1. Pipedrive: Built for sales teams, Pipedrive focuses on visual pipeline management with a clean, fast interface. Entry pricing starts around $14 per user per month on annual billing. It is a strong choice for teams that want a simple, sales-first tool over a broad platform.
2. HubSpot CRM: HubSpot pairs a free CRM with paid hubs for marketing, sales, and service, plus its Breeze AI layer. Paid Starter plans begin around $9 to $15 per seat per month. It suits teams that want marketing and sales tightly connected, though costs climb fast at higher tiers.
3. Salesforce: Salesforce is the largest CRM platform and the deepest at the enterprise end. Its Starter Suite begins at $25 per user per month and caps at ten users. It fits large organizations with complex needs and the budget to match, but it costs more than Zoho at every comparable tier.

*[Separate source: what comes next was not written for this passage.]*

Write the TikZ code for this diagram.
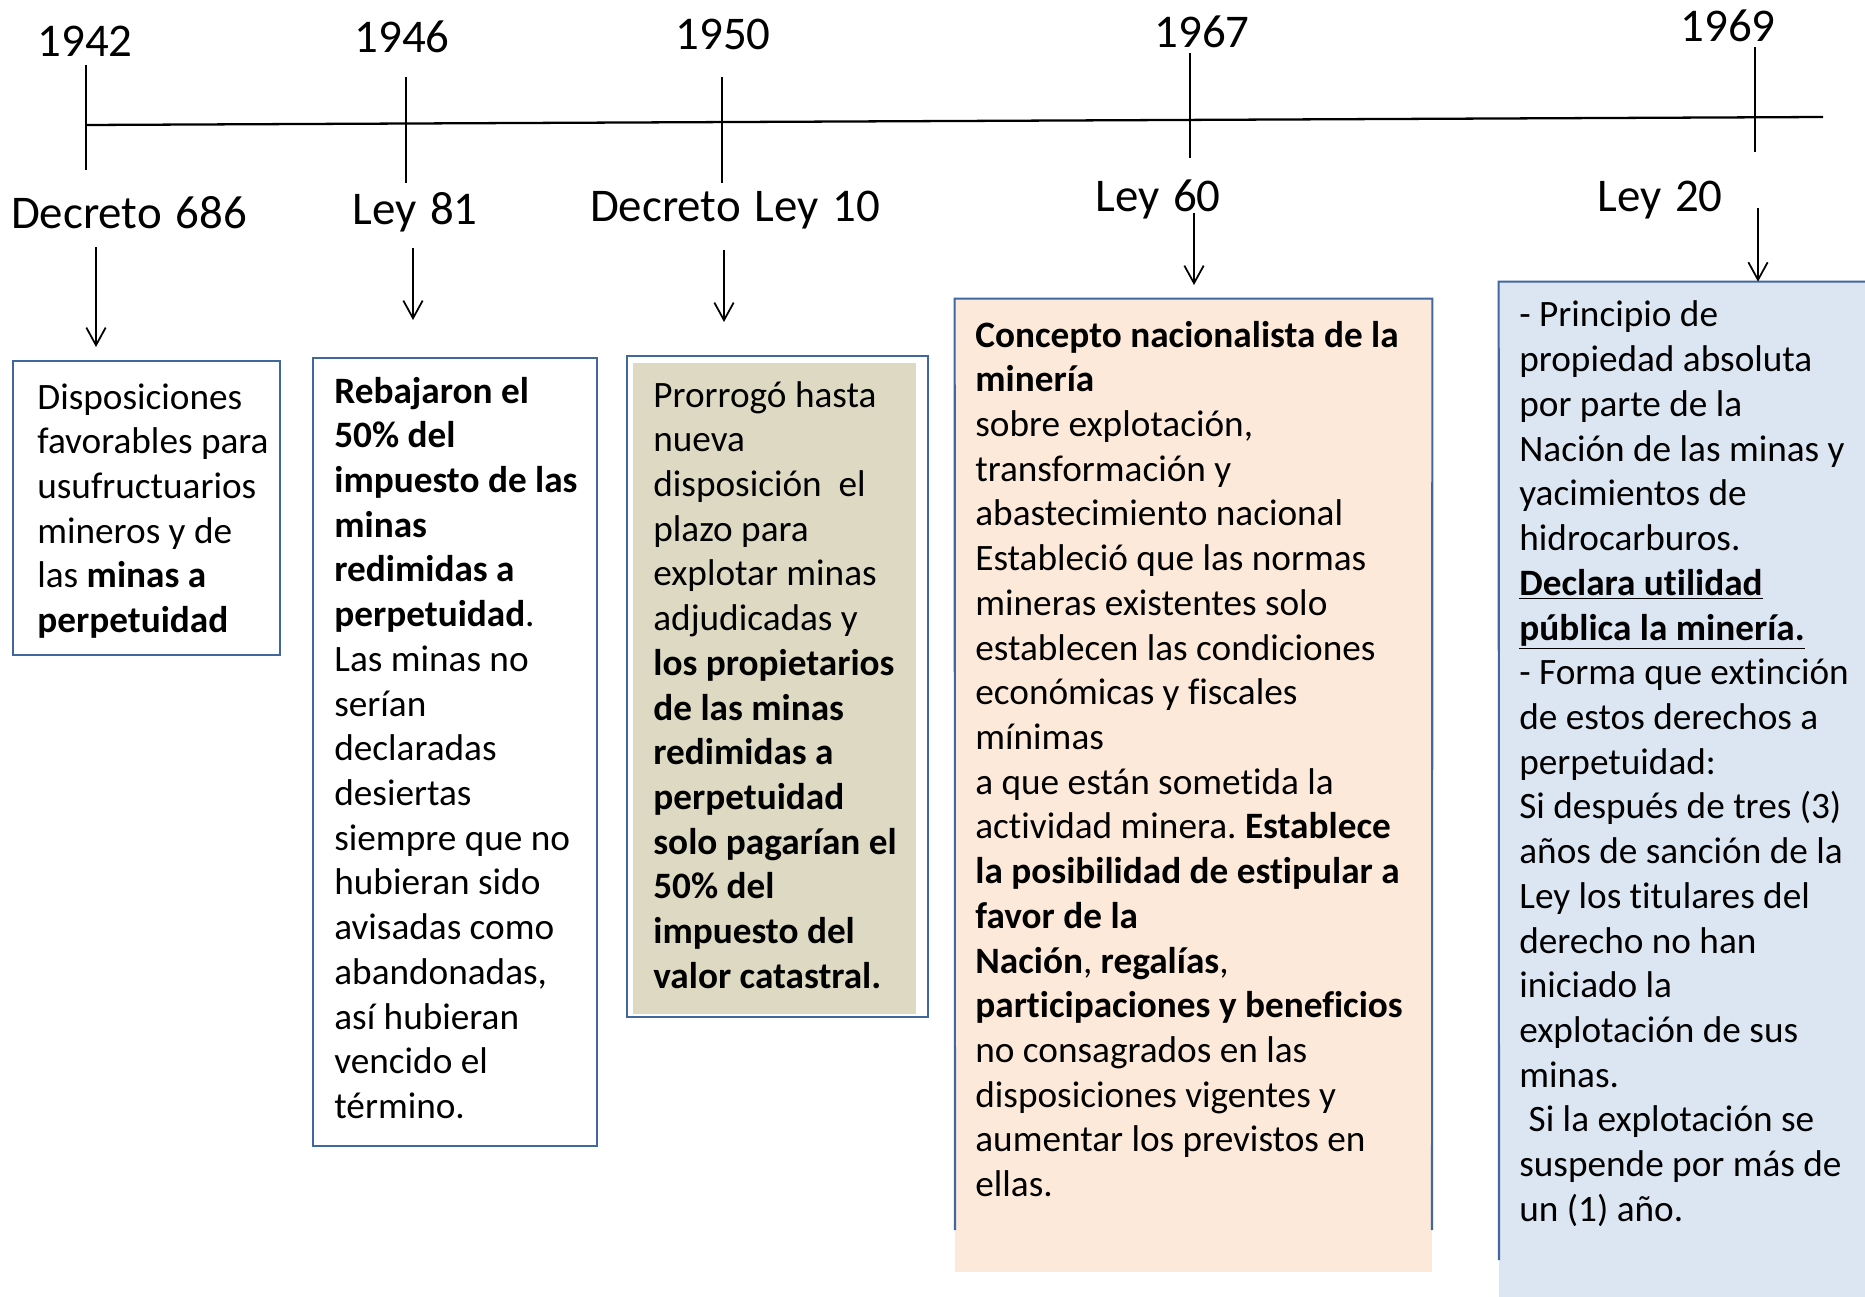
\documentclass[tikz,border=0pt]{standalone}
\usepackage{fontspec}
\setmainfont{Carlito}[Ligatures=CommonOff]
\newfontfamily\lblfont{Carlito}[WordSpace=1.3]
\usetikzlibrary{arrows.meta,fit}
\frenchspacing

\definecolor{framecol}{HTML}{41689E}
\definecolor{khaki}{HTML}{DDD9C3}
\definecolor{peach}{HTML}{FDE9D9}
\definecolor{paleblue}{HTML}{DCE6F2}

\tikzset{
  yearlbl/.style={anchor=base, inner sep=0pt, font=\lblfont\fontsize{26.7pt}{32pt}\selectfont},
  lawlbl/.style={yearlbl},
  tick/.style={line width=1pt},
  arr/.style={line width=1pt, -{Straight Barb[length=10pt,width=11pt,line width=1pt]}},
  frame/.style={draw=framecol, line width=1.2pt},
  boxtext/.style={anchor=base west, inner sep=0pt, text width=9cm, align=flush left,
    font=\fontsize{21.2pt}{25.45pt}\selectfont}
}

\begin{document}
\begin{tikzpicture}[x=0.02cm, y=-0.02cm]
\useasboundingbox (0,0) rectangle (1865,1297);

% time line
\coordinate (axisL) at (86,125);
\coordinate (axisR) at (1823,117);
\draw[line width=1.3pt] (axisL) -- (axisR);

\draw[tick] (86,65) -- ++(0,105);
\draw[tick] (406,77) -- ++(0,106);
\draw[tick] (722,77) -- ++(0,106);
\draw[tick] (1190,53) -- ++(0,105);
\draw[tick] (1755,47) -- ++(0,105);

\node[yearlbl] (y1942) at (85,57) {1942};
\node[yearlbl] (y1946) at (402,53) {1946};
\node[yearlbl] (y1950) at (723,50) {1950};
\node[yearlbl] (y1967) at (1202,48) {1967};
\node[yearlbl] (y1969) at (1728,42) {1969};

\node[lawlbl] (d686) at (129,229) {Decreto 686};
\node[lawlbl] (l81) at (415,225) {Ley 81};
\node[lawlbl] (dl10) at (735,222) {Decreto Ley 10};
\node[lawlbl] (l60) at (1158,212) {Ley 60};
\node[lawlbl] (l20) at (1660,212) {Ley 20};

% boxes
\node[frame, fit={(13,361) (280,655)}, inner sep=0pt] (box1) {};
\node[frame, fit={(313,358) (597,1146)}, inner sep=0pt] (box2) {};
\fill[khaki] (633,363) rectangle (916,1014);
\node[frame, fit={(627,356) (928,1017)}, inner sep=0pt] (box3) {};
\node[fill=peach, fit={(955,299) (1432,1272)}, inner sep=0pt] (box4) {};
\draw[frame] (955,1230) -- (box4.north west) -- (box4.north east) -- (1432,1230);
\node[fill=paleblue, fit={(1499,282) (1865,1297)}, inner sep=0pt] (box5) {};
\draw[frame] (1499,1260) -- (box5.north west) -- (box5.north east);

% arrows
\coordinate (from686) at (96,247);   \coordinate (to686) at (96,347);
\coordinate (from81) at (413,248);   \coordinate (to81) at (413,320);
\coordinate (from10) at (724,250);   \coordinate (to10) at (724,322);
\coordinate (from60) at (1194,213);  \coordinate (to60) at (1194,285);
\coordinate (from20) at (1758,208);
\draw[arr] (from686) -- (to686);
\draw[arr] (from81) -- (to81);
\draw[arr] (from10) -- (to10);
\draw[arr] (from60) -- (to60);
\draw[arr] (from20) -- (from20 |- box5.north);

\node[boxtext] (txt1) at (37,409) {Disposiciones\\
favorables para\\
usufructuarios\\
mineros y de\\
las \textbf{minas a}\\
\textbf{perpetuidad}};

\node[boxtext] (txt2) at (334,403) {\textbf{Rebajaron el}\\
\textbf{50\% del}\\
\textbf{impuesto de las}\\
\textbf{minas}\\
\textbf{redimidas a}\\
\textbf{perpetuidad}.\\
Las minas no\\
serían\\
declaradas\\
desiertas\\
siempre que no\\
hubieran sido\\
avisadas como\\
abandonadas,\\
así hubieran\\
vencido el\\
término.};

\node[boxtext] (txt3) at (653,407) {Prorrogó hasta\\
nueva\\
disposición~ el\\
plazo para\\
explotar minas\\
adjudicadas y\\
\textbf{los propietarios}\\
\textbf{de las minas}\\
\textbf{redimidas a}\\
\textbf{perpetuidad}\\
\textbf{solo pagarían el}\\
\textbf{50\% del}\\
\textbf{impuesto del}\\
\textbf{valor catastral.}};

\node[boxtext] (txt4) at (975,347) {\textbf{Concepto nacionalista de la}\\
\textbf{minería}\\
sobre explotación,\\
transformación y\\
abastecimiento nacional\\
Estableció que las normas\\
mineras existentes solo\\
establecen las condiciones\\
económicas y fiscales\\
mínimas\\
a que están sometida la\\
actividad minera. \textbf{Establece}\\
\textbf{la posibilidad de estipular a}\\
\textbf{favor de la}\\
\textbf{Nación}, \textbf{regalías},\\
\textbf{participaciones y beneficios}\\
no consagrados en las\\
disposiciones vigentes y\\
aumentar los previstos en\\
ellas.};

\node[boxtext] (txt5) at (1519,327) {- Principio de\\
propiedad absoluta\\
por parte de la\\
Nación de las minas y\\
yacimientos de\\
hidrocarburos.\\
\underline{\textbf{Declara utilidad}}\\
\underline{\textbf{pública la minería.}}\\
- Forma que extinción\\
de estos derechos a\\
perpetuidad:\\
Si después de tres (3)\\
años de sanción de la\\
Ley los titulares del\\
derecho no han\\
iniciado la\\
explotación de sus\\
minas.\\
\hspace*{0.25em}Si la explotación se\\
suspende por más de\\
un (1) año.};

\end{tikzpicture}
\end{document}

4. Freshsales: Part of the Freshworks suite, Freshsales offers AI-assisted selling and a usable interface at a low entry price near $9 per user per month. It is a solid pick for small and mid-size sales teams that want built-in AI without heavy configuration.
Each platform has strengths, so weigh them against your team size, budget, and process before deciding. For many cost-conscious teams, Zoho CRM still offers the most capability per dollar.